藝術中國

凡一平眼中的陳逸飛

藝術中國 | 時間: 2010-03-01 11:32:36 | 出版社: 上海書店出版社

我沾沾自喜地憧憬著由陳先生執導的電影輝煌燦爛的未來,想著我和陳先生繼續合作,因為陳先生聽説我在寫長篇小説,就説等長篇小説出來後,如果他不能導,他可以投資。卻從未想過,這竟是我和陳先生最後一次會面。

在南寧與陳逸飛告別,凡一平有一點什麼預感,因為臨去飛機場前,陳逸飛主動提出來,要為凡一平留一幅字。現在想起來,真是意味深長。

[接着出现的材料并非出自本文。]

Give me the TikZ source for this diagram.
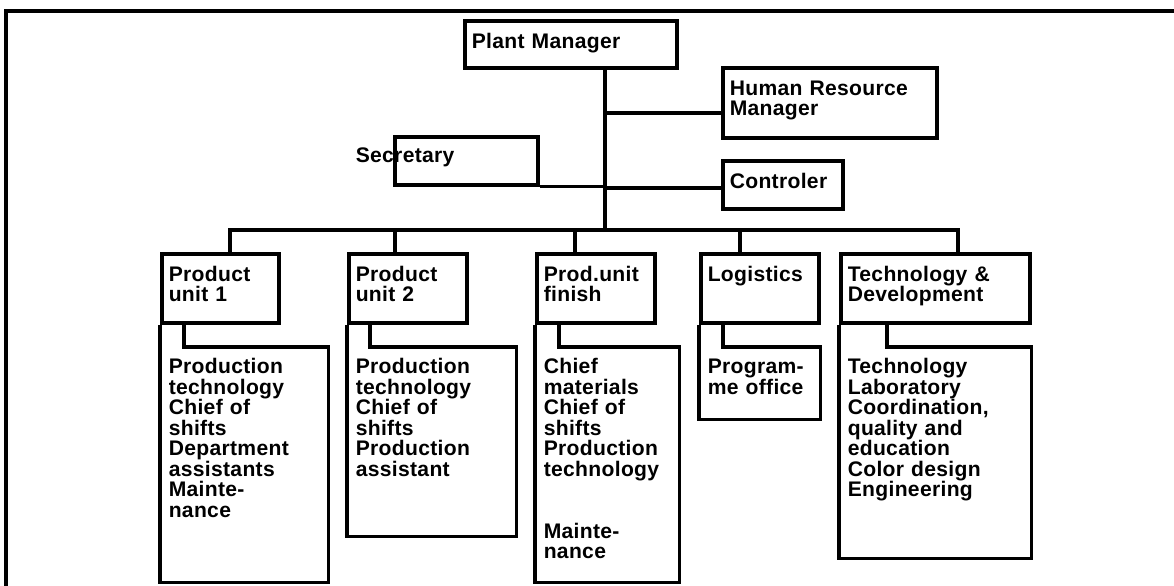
\documentclass[tikz,border=0pt]{standalone}
\usepackage{fontspec}
\setmainfont{Liberation Sans}[LetterSpace=1.5]
\usepackage{tikz}
\hyphenpenalty=10000
\exhyphenpenalty=10000

\begin{document}
\begin{tikzpicture}[x=0.025cm, y=-0.025cm, line width=0.09cm,
		font=\bfseries\fontsize{15pt}{14.6pt}\selectfont]
			\tikzstyle{Box}		= [draw, anchor=north west, align=left, inner xsep=0.175cm, inner ysep=0.1cm, text height=0.5875cm, text depth=0.4125cm]
			\tikzstyle{Unit}	= [Box, text depth=0.9375cm]
			\tikzstyle{Staff}	= [anchor=north west, align=left, inner xsep=0.175cm, inner ysep=0.1cm, text height=0.525cm]
			\tikzstyle{SecText}	= [anchor=base west, inner sep=0pt, xshift=-0.975cm, yshift=-0.6875cm]
			\tikzstyle{Link}	= [black]
			\tikzstyle{Frame}	= [line width=0.08cm]

			\useasboundingbox (0,0) rectangle (1174,585);
			\draw [Frame] (6,11) rectangle (1200,620);

			% top of the chart
			\node (pm) at (463,19) [Box, text width=4.95cm, text depth=0.3875cm] {Plant Manager};
			\node (hr) at (721,66) [Box, text width=5cm, text depth=0.9625cm] {Human Resource\\Manager};
			\node (ctrl) at (721,159) [Box, text width=2.65cm] {Controler};
			\node (sec) at (393,135) [Box, text width=3.225cm, label={[SecText]north west:Secretary}] {};

			% units
			\node (pu1) at (160,252) [Unit, text width=2.575cm] {Product\\unit 1};
			\node (pu2) at (347,252) [Unit, text width=2.6cm] {Product\\unit 2};
			\node (puf) at (535,252) [Unit, text width=2.6cm] {Prod.unit\\finish};
			\node (log) at (699,252) [Unit, text width=2.6cm] {Logistics};
			\node (td) at (839,252) [Unit, text width=4.375cm] {Technology \&\\Development};

			% staff under each unit
			\node (pu1s) at (160,347) [Staff, text width=3.775cm, text depth=5.075cm] {Production\\technology\\Chief of\\shifts\\Department\\assistants\\Mainte-\\nance};
			\node (pu2s) at (347,347) [Staff, text width=3.8cm, text depth=3.925cm] {Production\\technology\\Chief of\\shifts\\Production\\assistant};
			\node (pufs) at (535,347) [Staff, text width=3.175cm, text depth=5.075cm] {Chief\\materials\\Chief of\\shifts\\Production\\technology\\[29.2pt]Mainte-\\nance};
			\node (logs) at (699,347) [Staff, text width=2.6cm, text depth=1cm] {Program-\\me office};
			\node (tds) at (839,347) [Staff, text width=4.375cm, text depth=4.475cm] {Technology\\Laboratory\\Coordination,\\quality and\\education\\Color design\\Engineering};

			\coordinate (bus) at (605,230);
			\coordinate (jhr) at (605,113);
			\coordinate (jct) at (605,188);
			\coordinate (d1) at (230,230);
			\coordinate (d2) at (395,230);
			\coordinate (d3) at (575,230);
			\coordinate (d4) at (740,230);
			\coordinate (d5) at (958,230);
			\coordinate (s1) at (184,321);
			\coordinate (s2) at (370,321);
			\coordinate (s3) at (559,321);
			\coordinate (s4) at (723,321);
			\coordinate (s5) at (887,321);

			\draw [-] (pm.south -| bus) to (bus) [Link];
			\draw [-] (jhr) to (jhr -| hr.west) [Link];
			\draw [-] (jct) to (jct -| ctrl.west) [Link];
			\draw [-] (sec.south east) to (sec.south east -| bus) [Link];

			\draw [Link] (d1 |- pu1.north) -- (d1) -- (d5) -- (d5 |- td.north);
			\draw [-] (d2) to (d2 |- pu2.north) [Link];
			\draw [-] (d3) to (d3 |- puf.north) [Link];
			\draw [-] (d4) to (d4 |- log.north) [Link];

			\draw [Link] (pu1.south west) -- (pu1s.south west) -- (pu1s.south east) -- (pu1s.north east) -- (s1 |- pu1s.north) -- (s1);
			\draw [Link] (pu2.south west) -- (pu2s.south west) -- (pu2s.south east) -- (pu2s.north east) -- (s2 |- pu2s.north) -- (s2);
			\draw [Link] (puf.south west) -- (pufs.south west) -- (pufs.south east) -- (pufs.north east) -- (s3 |- pufs.north) -- (s3);
			\draw [Link] (log.south west) -- (logs.south west) -- (logs.south east) -- (logs.north east) -- (s4 |- logs.north) -- (s4);
			\draw [Link] (td.south west) -- (tds.south west) -- (tds.south east) -- (tds.north east) -- (s5 |- tds.north) -- (s5);
		\end{tikzpicture}
\end{document}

而這一次,陳逸飛是帶著病出來的,凡一平還給他介紹藥方。

我看過陳逸飛給凡一平的那一幅字,落筆有種猶豫感。

10月25日下午,在臨去機場之前,陳先生提出給我留一幅字。我叫廣西電視臺的編導于小江找來紙墨和筆。陳先生揮毫給我寫下了“心靜致遠送凡一平友陳逸飛2004年10月25日”字樣的墨寶。他寫這幅字的時候,是一邊咳嗽一邊寫的。那幾天我見他一直咳嗽,就擔心問過他是怎麼回事。他説是支氣管哮喘,老毛病了,沒事,可能是遺傳,因為他父親也有這種病。於是我還給他推薦了一種中藥,是我爸爸常用的,我爸爸也有哮喘病。但陳先生沒有放在心上。他喘著氣給我寫了一幅字。我萬萬沒想到,這墨寶竟然成了我和陳先生交往的絕筆!

悲痛的消息傳來,凡一平好一陣子反應不過來。

之前的一天,凡一平從網上得到陳逸飛因病住院的消息,還從手機上發去安慰和祝福的信。其實,這時陳逸飛已經不能看信了。

2005年4月10日,上午11時左右,我忽然接到北京一家媒體記者的電話,向我證實陳先生是否病逝了。我當時懵了,立刻説沒有!不可能!然後我接著又接到另一家媒體記者的電話,向我詢問同一個問題。我再也忍不住了,就給陳先生的司機小劉打電話。小劉告訴我,陳先生確實已經去世了。

當時我正走在南湖廣場上,陪《今古傳奇》、《古今故事報》的幾位故事期刊同行,聽到小劉的話,我就像樹一樣直愣愣僵在那裏。緊接著從四面八方打來的電話,將我的手機打爆,我也沒有接一個。我還是不願相信,陳先生就這樣走了。他最多只是病了。陳先生去世的前一天下午,我還給他的手機發了個短信,我説:“陳先生,我剛從網上看到消息,不管是真是假,我都祈福您身體健康。”這個短信沒有回音,直到陳先生去世十個小時後,他的司機小劉給我來電話,説凡先生,你留在陳先生手機上的短信,我打開後看到了。接完電話,我哭了。

不能忘記陳逸飛,不只是《理髮師》,更因為他的人格,更因為他的藝術。

2005年2月15日,《理髮師》在上海開機的那天晚上,陳先生給我打來電話,告訴我開機儀式的情況,並約我有空到上海或浙江探班。我因為忙於長篇小説的修改和出版,就一直沒去,想等關機再去。

我不可能去《理髮師》的片場了,因為陳先生已經走了。不管由誰來接任《理髮師》的導演,我都不去。

但是陳先生的追悼會,我是一定要去的。陳先生,我要看您最後一眼,我要跟您説,陳先生,我對不起您,因為是《理髮師》把您累到病逝的。但您是不朽的,陳先生,因為您是那麼的盡善盡美,不論是您的人品,還是您的作品,都永垂不朽!

陳逸飛説要投拍凡一平的長篇小説《順口溜》,現在凡一平把它拿到陳逸飛所熱愛的上海去出版,以告慰九泉之下的逸飛。